◆ Recorded data:

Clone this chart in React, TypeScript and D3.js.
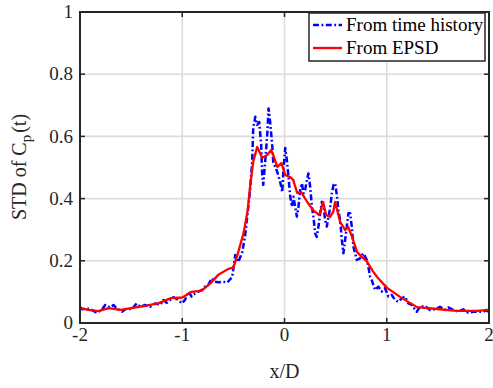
import React from "react";
import * as d3 from "d3";

// x/D positions and STD values
const blueX = [-2.0, -1.98, -1.93, -1.885, -1.836, -1.787, -1.754, -1.705, -1.673, -1.64, -1.59, -1.543, -1.494, -1.445, -1.412, -1.363, -1.314, -1.266, -1.217, -1.185, -1.152, -1.119, -1.087, -1.038, -1.006, -0.973, -0.94, -0.908, -0.875, -0.843, -0.81, -0.777, -0.745, -0.713, -0.68, -0.647, -0.6, -0.56, -0.511, -0.482, -0.452, -0.413, -0.384, -0.355, -0.335, -0.316, -0.306, -0.286, -0.267, -0.247, -0.228, -0.218, -0.208, -0.189, -0.169, -0.156, -0.14, -0.12, -0.11, -0.071, -0.042, -0.022, -0.012, 0.007, 0.023, 0.039, 0.056, 0.072, 0.088, 0.104, 0.121, 0.137, 0.153, 0.17, 0.186, 0.202, 0.219, 0.234, 0.251, 0.268, 0.283, 0.3, 0.316, 0.332, 0.349, 0.365, 0.381, 0.397, 0.414, 0.43, 0.446, 0.463, 0.479, 0.495, 0.512, 0.527, 0.544, 0.561, 0.576, 0.593, 0.609, 0.625, 0.642, 0.658, 0.674, 0.707, 0.739, 0.771, 0.805, 0.82, 0.837, 0.853, 0.886, 0.918, 0.951, 0.983, 1.016, 1.049, 1.081, 1.113, 1.146, 1.179, 1.211, 1.244, 1.293, 1.325, 1.374, 1.423, 1.472, 1.521, 1.569, 1.602, 1.65, 1.699, 1.748, 1.797, 1.846, 1.894, 1.943, 1.976, 2.0];
const blueY = [0.052, 0.044, 0.047, 0.042, 0.033, 0.042, 0.058, 0.05, 0.058, 0.047, 0.036, 0.047, 0.044, 0.063, 0.052, 0.058, 0.052, 0.063, 0.058, 0.074, 0.065, 0.074, 0.083, 0.074, 0.063, 0.074, 0.101, 0.085, 0.095, 0.101, 0.106, 0.117, 0.122, 0.144, 0.133, 0.131, 0.133, 0.13, 0.148, 0.219, 0.196, 0.228, 0.283, 0.37, 0.434, 0.518, 0.627, 0.663, 0.637, 0.646, 0.572, 0.476, 0.444, 0.518, 0.605, 0.69, 0.646, 0.572, 0.518, 0.486, 0.453, 0.421, 0.486, 0.563, 0.524, 0.47, 0.406, 0.374, 0.406, 0.374, 0.342, 0.374, 0.428, 0.449, 0.417, 0.428, 0.46, 0.481, 0.438, 0.374, 0.342, 0.288, 0.277, 0.31, 0.353, 0.39, 0.374, 0.331, 0.31, 0.342, 0.369, 0.417, 0.444, 0.449, 0.412, 0.363, 0.331, 0.267, 0.224, 0.267, 0.31, 0.353, 0.353, 0.31, 0.245, 0.203, 0.208, 0.224, 0.203, 0.181, 0.149, 0.138, 0.106, 0.117, 0.101, 0.112, 0.085, 0.09, 0.074, 0.068, 0.079, 0.085, 0.063, 0.058, 0.036, 0.052, 0.055, 0.042, 0.044, 0.052, 0.042, 0.05, 0.042, 0.036, 0.044, 0.033, 0.036, 0.036, 0.036, 0.042, 0.031];

const redX = [-2.0, -1.92, -1.82, -1.72, -1.6, -1.5, -1.36, -1.23, -1.11, -1.0, -0.91, -0.81, -0.72, -0.65, -0.55, -0.5, -0.46, -0.4, -0.36, -0.335, -0.306, -0.267, -0.218, -0.17, -0.13, -0.11, -0.07, -0.03, 0.007, 0.056, 0.085, 0.124, 0.163, 0.222, 0.28, 0.339, 0.378, 0.407, 0.446, 0.476, 0.495, 0.544, 0.593, 0.622, 0.661, 0.71, 0.76, 0.81, 0.857, 0.905, 1.003, 1.13, 1.296, 1.49, 1.687, 1.882, 2.0];
const redY = [0.048, 0.042, 0.038, 0.048, 0.042, 0.048, 0.055, 0.064, 0.08, 0.082, 0.1, 0.104, 0.129, 0.154, 0.174, 0.178, 0.219, 0.289, 0.363, 0.444, 0.518, 0.566, 0.531, 0.54, 0.556, 0.54, 0.502, 0.514, 0.476, 0.469, 0.46, 0.418, 0.421, 0.389, 0.363, 0.347, 0.389, 0.347, 0.341, 0.357, 0.389, 0.325, 0.299, 0.309, 0.277, 0.228, 0.212, 0.196, 0.17, 0.148, 0.113, 0.084, 0.051, 0.045, 0.039, 0.039, 0.042];

const xTicks = [-2, -1, 0, 1, 2];
const xTickLabels = ["-2", "-1", "0", "1", "2"];
const yTicks = [0, 0.2, 0.4, 0.6, 0.8, 1];
const yTickLabels = ["0", "0.2", "0.4", "0.6", "0.8", "1"];
const legendLabels = ["From time history", "From EPSD"];

const W = 493, H = 388;
const L = 80, R = 489, T = 12, B = 323;
const FONT = "'Liberation Serif', 'Times New Roman', serif";
const AX = "#262626";
const DASH = "6,2.5,1.8,2.5";

export default function App() {
  const x = d3.scaleLinear().domain([-2, 2]).range([L, R]);
  const y = d3.scaleLinear().domain([0, 1]).range([B, T]);
  const line = d3.line<[number, number]>().x(d => x(d[0])).y(d => y(d[1]));
  const blue = blueX.map((v, i) => [v, blueY[i]] as [number, number]);
  const red = redX.map((v, i) => [v, redY[i]] as [number, number]);

  return (
    <div style={{ position: "absolute", left: 0, top: 0 }}>
      <svg width={W} height={H} style={{ display: "block", background: "#fff" }} fontFamily={FONT}>
        <rect x={0} y={0} width={W} height={H} fill="#fff" />
        {/* grid */}
        {xTicks.slice(1, -1).map(t => (
          <line key={"gx" + t} x1={x(t)} x2={x(t)} y1={T} y2={B} stroke="#dcdcdc" strokeWidth={1.6} />
        ))}
        {yTicks.slice(1, -1).map(t => (
          <line key={"gy" + t} x1={L} x2={R} y1={y(t)} y2={y(t)} stroke="#dcdcdc" strokeWidth={1.6} />
        ))}
        {/* curves */}
        <defs>
          <clipPath id="clip"><rect x={L} y={T} width={R - L} height={B - T} /></clipPath>
        </defs>
        <g clipPath="url(#clip)">
          <path d={line(blue) || ""} fill="none" stroke="#0000ff" strokeWidth={2.5} strokeDasharray={DASH} strokeLinejoin="round" />
          <path d={line(red) || ""} fill="none" stroke="#ff0000" strokeWidth={2.3} strokeLinejoin="round" />
        </g>
        {/* ticks */}
        {xTicks.map(t => (
          <g key={"tx" + t}>
            <line x1={x(t)} x2={x(t)} y1={B} y2={B - 5} stroke={AX} strokeWidth={1.5} />
            <line x1={x(t)} x2={x(t)} y1={T} y2={T + 5} stroke={AX} strokeWidth={1.5} />
          </g>
        ))}
        {yTicks.map(t => (
          <g key={"ty" + t}>
            <line x1={L} x2={L + 5} y1={y(t)} y2={y(t)} stroke={AX} strokeWidth={1.5} />
            <line x1={R} x2={R - 5} y1={y(t)} y2={y(t)} stroke={AX} strokeWidth={1.5} />
          </g>
        ))}
        {/* box */}
        <rect x={L} y={T} width={R - L} height={B - T} fill="none" stroke={AX} strokeWidth={2} />
        {/* tick labels */}
        {xTicks.map((t, i) => (
          <text key={"lx" + t} x={x(t)} y={341} textAnchor="middle" fontSize={19} fill={AX}>{xTickLabels[i]}</text>
        ))}
        {yTicks.map((t, i) => (
          <text key={"ly" + t} x={73} y={y(t)} dy="0.33em" textAnchor="end" fontSize={19} fill={AX}>{yTickLabels[i]}</text>
        ))}
        {/* axis labels */}
        <text x={(L + R) / 2} y={378} textAnchor="middle" fontSize={20} fill={AX}>x/D</text>
        <text transform="translate(26,167) rotate(-90)" textAnchor="middle" fontSize={20} fill={AX}>
          STD of C<tspan dy={5} fontSize={15}>p</tspan><tspan dy={-5} dx={2}>(t)</tspan>
        </text>
        {/* legend */}
        <rect x={309} y={13} width={176} height={48} fill="#fff" stroke={AX} strokeWidth={1.5} />
        <line x1={313} x2={342} y1={25} y2={25} stroke="#0000ff" strokeWidth={2.5} strokeDasharray={DASH} />
        <line x1={313} x2={342} y1={48} y2={48} stroke="#ff0000" strokeWidth={2.3} />
        <text x={346} y={31} fontSize={19} fill="#000">{legendLabels[0]}</text>
        <text x={346} y={54} fontSize={19} fill="#000">{legendLabels[1]}</text>
      </svg>
    </div>
  );
}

◆ Objective: Restate the material word for word from its first line through the line containing "import * as", both included; the pictures do not belong in it.

◆ Output for this exercise:
Clone this chart in React, TypeScript and D3.js.
import React from "react";
import * as d3 from "d3";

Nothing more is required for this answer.